## START

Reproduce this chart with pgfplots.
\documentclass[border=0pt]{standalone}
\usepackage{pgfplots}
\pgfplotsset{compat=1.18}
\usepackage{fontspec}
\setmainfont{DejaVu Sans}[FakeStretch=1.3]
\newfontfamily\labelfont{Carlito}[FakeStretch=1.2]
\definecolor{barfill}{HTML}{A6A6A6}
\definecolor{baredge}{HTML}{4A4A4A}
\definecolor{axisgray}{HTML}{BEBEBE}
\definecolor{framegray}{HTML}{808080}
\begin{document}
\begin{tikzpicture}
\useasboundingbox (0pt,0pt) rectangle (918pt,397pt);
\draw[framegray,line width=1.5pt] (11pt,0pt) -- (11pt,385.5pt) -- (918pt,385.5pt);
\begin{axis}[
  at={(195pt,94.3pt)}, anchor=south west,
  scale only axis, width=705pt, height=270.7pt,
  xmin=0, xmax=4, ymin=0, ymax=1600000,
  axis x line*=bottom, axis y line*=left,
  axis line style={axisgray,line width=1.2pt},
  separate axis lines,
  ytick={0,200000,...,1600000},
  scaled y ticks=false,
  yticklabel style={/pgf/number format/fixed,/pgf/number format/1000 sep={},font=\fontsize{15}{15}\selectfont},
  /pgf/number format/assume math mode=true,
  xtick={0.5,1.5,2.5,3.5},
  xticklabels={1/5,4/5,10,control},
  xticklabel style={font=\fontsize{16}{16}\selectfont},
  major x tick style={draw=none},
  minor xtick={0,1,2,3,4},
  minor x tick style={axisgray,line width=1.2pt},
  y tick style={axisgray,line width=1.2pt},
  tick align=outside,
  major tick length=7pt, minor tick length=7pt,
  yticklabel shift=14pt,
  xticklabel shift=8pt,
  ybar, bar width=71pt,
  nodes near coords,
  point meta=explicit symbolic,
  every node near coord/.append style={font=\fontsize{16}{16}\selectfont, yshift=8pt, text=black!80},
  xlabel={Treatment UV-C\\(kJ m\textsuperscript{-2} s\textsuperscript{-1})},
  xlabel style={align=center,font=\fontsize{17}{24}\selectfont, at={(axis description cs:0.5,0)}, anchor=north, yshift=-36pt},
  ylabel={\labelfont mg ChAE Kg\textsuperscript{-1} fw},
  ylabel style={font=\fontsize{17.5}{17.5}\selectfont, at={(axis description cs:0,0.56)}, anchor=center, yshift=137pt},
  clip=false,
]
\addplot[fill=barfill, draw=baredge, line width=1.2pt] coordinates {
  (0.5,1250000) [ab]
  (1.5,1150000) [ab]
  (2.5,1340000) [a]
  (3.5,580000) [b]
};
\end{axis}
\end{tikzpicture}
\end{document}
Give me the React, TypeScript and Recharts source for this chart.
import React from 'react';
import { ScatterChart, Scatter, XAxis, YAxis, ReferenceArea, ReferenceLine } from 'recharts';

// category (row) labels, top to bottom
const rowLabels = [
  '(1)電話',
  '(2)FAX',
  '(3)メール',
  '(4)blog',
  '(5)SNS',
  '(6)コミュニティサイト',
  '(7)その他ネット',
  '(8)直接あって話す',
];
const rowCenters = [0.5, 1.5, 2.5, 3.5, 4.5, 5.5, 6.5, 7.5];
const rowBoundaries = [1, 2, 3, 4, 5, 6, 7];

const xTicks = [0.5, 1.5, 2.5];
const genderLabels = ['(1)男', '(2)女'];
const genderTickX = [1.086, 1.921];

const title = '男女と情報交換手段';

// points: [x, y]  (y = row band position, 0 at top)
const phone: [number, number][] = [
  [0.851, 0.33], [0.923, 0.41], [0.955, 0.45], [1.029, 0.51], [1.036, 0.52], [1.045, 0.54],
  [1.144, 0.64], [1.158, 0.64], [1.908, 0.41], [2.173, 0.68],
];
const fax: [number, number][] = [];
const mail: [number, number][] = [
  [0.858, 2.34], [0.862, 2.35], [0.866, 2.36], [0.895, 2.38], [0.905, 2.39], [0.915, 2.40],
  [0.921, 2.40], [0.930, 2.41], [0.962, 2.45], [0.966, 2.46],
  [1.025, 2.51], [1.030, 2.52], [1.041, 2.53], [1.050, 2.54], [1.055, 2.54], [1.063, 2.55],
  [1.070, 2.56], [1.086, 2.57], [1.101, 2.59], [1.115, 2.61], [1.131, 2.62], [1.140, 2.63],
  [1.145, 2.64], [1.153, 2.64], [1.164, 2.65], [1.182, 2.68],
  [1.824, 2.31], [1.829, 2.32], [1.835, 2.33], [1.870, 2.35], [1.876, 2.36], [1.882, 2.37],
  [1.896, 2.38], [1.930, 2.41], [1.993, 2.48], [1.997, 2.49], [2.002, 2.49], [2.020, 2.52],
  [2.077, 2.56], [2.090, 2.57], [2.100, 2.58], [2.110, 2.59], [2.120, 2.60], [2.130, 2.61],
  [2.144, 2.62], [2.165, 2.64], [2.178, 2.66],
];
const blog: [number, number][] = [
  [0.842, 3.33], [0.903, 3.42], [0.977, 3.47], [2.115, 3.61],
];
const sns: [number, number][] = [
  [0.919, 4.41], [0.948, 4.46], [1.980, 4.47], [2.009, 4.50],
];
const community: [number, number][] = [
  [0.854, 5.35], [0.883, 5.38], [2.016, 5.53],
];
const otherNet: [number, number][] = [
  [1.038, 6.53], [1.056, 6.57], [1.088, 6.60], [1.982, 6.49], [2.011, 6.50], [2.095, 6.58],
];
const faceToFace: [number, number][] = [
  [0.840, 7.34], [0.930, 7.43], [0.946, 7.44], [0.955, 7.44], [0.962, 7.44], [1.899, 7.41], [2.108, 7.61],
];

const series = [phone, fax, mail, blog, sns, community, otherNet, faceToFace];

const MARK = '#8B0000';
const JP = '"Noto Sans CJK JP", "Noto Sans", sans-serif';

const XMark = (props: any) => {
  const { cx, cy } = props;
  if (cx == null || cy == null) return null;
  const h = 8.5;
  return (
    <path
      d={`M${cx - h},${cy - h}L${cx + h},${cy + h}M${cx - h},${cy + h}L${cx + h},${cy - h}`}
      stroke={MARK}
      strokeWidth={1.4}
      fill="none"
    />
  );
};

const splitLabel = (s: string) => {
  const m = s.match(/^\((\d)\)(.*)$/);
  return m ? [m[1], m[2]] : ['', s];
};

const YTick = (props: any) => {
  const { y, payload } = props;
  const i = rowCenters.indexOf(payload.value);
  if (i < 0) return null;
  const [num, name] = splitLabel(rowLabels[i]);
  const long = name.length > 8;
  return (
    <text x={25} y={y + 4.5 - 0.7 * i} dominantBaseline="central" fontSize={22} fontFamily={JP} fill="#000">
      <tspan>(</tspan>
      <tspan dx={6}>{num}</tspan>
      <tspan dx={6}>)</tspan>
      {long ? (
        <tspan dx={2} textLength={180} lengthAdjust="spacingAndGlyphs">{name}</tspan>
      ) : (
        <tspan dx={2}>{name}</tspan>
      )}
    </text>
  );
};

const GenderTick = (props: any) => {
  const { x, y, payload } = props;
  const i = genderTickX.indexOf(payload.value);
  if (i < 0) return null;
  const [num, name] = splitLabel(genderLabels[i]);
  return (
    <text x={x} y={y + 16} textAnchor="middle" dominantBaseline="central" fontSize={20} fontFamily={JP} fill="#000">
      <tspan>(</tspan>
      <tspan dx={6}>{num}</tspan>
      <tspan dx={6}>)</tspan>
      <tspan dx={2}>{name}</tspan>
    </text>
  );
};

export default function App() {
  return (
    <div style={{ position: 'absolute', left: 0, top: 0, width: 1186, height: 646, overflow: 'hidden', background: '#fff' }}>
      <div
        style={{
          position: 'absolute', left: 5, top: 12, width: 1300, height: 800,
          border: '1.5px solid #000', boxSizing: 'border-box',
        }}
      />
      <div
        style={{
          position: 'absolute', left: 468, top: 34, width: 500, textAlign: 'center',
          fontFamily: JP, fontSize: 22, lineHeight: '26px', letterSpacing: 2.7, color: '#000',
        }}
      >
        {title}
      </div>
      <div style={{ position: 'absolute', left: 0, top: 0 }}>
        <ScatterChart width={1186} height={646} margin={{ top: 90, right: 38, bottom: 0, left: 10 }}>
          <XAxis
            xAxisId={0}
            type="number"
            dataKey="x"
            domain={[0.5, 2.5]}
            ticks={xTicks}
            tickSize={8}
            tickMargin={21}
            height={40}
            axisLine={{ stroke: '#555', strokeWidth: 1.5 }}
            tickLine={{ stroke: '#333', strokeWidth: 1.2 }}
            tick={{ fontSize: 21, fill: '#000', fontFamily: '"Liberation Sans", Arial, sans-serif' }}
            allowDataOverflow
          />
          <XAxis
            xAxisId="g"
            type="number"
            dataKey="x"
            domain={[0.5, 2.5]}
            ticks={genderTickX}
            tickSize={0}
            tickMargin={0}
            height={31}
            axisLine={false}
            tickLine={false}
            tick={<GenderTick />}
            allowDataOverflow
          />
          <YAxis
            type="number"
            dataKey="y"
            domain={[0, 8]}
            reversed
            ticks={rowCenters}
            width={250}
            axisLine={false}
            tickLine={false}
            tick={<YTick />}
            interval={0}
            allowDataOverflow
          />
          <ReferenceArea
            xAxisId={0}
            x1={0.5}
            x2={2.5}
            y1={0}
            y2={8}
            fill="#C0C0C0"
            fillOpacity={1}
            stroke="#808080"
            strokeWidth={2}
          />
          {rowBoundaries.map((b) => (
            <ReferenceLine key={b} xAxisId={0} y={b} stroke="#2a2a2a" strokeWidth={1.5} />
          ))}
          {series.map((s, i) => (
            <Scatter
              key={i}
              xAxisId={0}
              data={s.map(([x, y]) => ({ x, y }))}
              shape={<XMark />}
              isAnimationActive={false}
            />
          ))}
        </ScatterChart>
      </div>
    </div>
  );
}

## END
## START

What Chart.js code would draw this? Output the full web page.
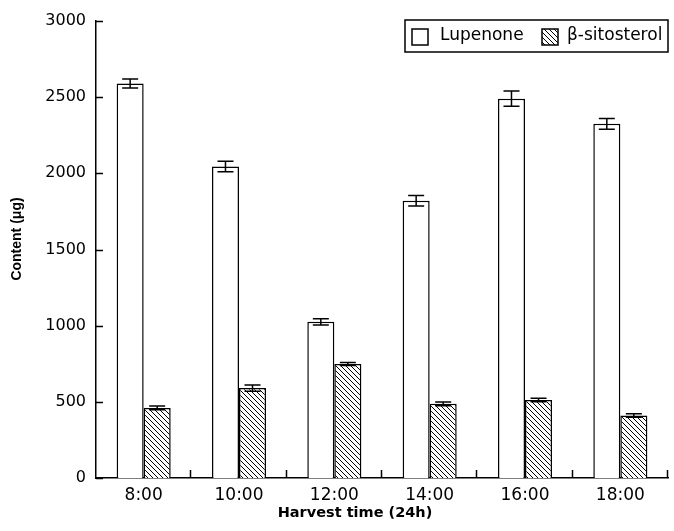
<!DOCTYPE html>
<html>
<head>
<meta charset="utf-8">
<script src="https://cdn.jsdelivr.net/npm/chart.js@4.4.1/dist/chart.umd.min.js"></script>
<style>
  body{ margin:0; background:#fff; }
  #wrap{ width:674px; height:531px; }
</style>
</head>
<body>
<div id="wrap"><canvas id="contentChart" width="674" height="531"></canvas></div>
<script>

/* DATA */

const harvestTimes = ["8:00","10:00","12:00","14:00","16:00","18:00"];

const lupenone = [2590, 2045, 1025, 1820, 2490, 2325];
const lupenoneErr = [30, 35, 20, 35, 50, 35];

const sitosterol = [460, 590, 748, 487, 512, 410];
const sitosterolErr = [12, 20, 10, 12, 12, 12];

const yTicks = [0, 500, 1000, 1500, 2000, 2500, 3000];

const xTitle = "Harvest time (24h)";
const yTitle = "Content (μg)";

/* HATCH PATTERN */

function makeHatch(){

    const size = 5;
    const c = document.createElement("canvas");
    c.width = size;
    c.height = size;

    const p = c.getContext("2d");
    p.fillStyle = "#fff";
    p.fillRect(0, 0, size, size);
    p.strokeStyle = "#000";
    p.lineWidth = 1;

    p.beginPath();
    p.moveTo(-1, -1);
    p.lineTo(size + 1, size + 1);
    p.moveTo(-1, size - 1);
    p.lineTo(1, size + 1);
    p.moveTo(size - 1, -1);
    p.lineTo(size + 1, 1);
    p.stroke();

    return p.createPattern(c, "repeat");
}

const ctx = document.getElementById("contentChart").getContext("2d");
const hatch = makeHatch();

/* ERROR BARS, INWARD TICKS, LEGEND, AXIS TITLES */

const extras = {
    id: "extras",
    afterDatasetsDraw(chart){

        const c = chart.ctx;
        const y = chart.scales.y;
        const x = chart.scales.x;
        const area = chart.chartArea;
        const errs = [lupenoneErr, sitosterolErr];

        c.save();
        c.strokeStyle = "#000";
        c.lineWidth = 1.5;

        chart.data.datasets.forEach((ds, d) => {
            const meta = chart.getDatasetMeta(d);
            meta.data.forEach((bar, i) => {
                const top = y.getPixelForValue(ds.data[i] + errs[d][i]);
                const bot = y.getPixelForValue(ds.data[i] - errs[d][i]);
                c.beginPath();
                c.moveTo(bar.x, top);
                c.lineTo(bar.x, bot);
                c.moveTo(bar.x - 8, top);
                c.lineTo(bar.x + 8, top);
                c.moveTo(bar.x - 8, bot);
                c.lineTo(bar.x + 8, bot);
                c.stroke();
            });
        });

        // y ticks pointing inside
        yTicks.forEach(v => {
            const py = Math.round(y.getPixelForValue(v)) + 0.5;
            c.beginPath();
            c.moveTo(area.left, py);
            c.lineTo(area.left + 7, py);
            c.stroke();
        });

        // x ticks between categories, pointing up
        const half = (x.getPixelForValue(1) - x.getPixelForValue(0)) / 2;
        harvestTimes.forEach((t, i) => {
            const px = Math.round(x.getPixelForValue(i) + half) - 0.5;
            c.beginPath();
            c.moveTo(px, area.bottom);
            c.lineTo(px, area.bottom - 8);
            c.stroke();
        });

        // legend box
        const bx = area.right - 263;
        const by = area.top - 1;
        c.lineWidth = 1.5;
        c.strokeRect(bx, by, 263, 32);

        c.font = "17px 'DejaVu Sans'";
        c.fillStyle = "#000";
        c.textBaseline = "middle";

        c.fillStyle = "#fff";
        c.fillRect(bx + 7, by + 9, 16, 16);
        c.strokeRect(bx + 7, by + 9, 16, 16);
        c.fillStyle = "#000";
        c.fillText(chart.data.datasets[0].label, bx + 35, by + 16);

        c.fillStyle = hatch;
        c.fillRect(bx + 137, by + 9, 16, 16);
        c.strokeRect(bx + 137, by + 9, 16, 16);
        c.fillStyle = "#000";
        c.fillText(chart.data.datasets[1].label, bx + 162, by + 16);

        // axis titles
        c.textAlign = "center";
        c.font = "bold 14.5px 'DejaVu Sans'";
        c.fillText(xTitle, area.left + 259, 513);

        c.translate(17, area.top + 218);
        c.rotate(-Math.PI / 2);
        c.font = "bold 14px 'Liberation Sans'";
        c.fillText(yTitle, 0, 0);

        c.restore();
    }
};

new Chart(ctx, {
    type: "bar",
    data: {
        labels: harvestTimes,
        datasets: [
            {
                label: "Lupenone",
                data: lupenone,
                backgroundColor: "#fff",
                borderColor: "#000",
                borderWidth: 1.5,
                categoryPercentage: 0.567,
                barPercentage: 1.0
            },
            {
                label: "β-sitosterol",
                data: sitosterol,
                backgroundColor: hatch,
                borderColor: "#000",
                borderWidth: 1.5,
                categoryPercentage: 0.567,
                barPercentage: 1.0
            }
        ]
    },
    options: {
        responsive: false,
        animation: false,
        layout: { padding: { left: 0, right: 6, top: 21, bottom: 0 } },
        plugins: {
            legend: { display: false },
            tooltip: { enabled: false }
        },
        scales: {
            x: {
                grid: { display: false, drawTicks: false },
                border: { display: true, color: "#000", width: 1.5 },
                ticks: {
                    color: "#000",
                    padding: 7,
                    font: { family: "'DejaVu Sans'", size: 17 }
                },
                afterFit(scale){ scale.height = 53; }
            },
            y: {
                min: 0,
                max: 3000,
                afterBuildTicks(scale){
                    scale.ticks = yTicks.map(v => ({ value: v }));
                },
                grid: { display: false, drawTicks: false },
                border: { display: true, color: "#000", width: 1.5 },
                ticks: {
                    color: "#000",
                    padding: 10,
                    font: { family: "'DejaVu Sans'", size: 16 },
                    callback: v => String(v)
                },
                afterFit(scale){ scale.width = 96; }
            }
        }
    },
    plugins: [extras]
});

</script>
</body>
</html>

## END

## [What you should do]
Set down nothing but the lines from the one holding "What Chart.js code" through the one holding "p.lineWidth = 1;", both included, exactly as they appear; any picture is left out.

## [Task output]
What Chart.js code would draw this? Output the full web page.
<!DOCTYPE html>
<html>
<head>
<meta charset="utf-8">
<script src="https://cdn.jsdelivr.net/npm/chart.js@4.4.1/dist/chart.umd.min.js"></script>
<style>
  body{ margin:0; background:#fff; }
  #wrap{ width:674px; height:531px; }
</style>
</head>
<body>
<div id="wrap"><canvas id="contentChart" width="674" height="531"></canvas></div>
<script>

/* DATA */

const harvestTimes = ["8:00","10:00","12:00","14:00","16:00","18:00"];

const lupenone = [2590, 2045, 1025, 1820, 2490, 2325];
const lupenoneErr = [30, 35, 20, 35, 50, 35];

const sitosterol = [460, 590, 748, 487, 512, 410];
const sitosterolErr = [12, 20, 10, 12, 12, 12];

const yTicks = [0, 500, 1000, 1500, 2000, 2500, 3000];

const xTitle = "Harvest time (24h)";
const yTitle = "Content (μg)";

/* HATCH PATTERN */

function makeHatch(){

    const size = 5;
    const c = document.createElement("canvas");
    c.width = size;
    c.height = size;

    const p = c.getContext("2d");
    p.fillStyle = "#fff";
    p.fillRect(0, 0, size, size);
    p.strokeStyle = "#000";
    p.lineWidth = 1;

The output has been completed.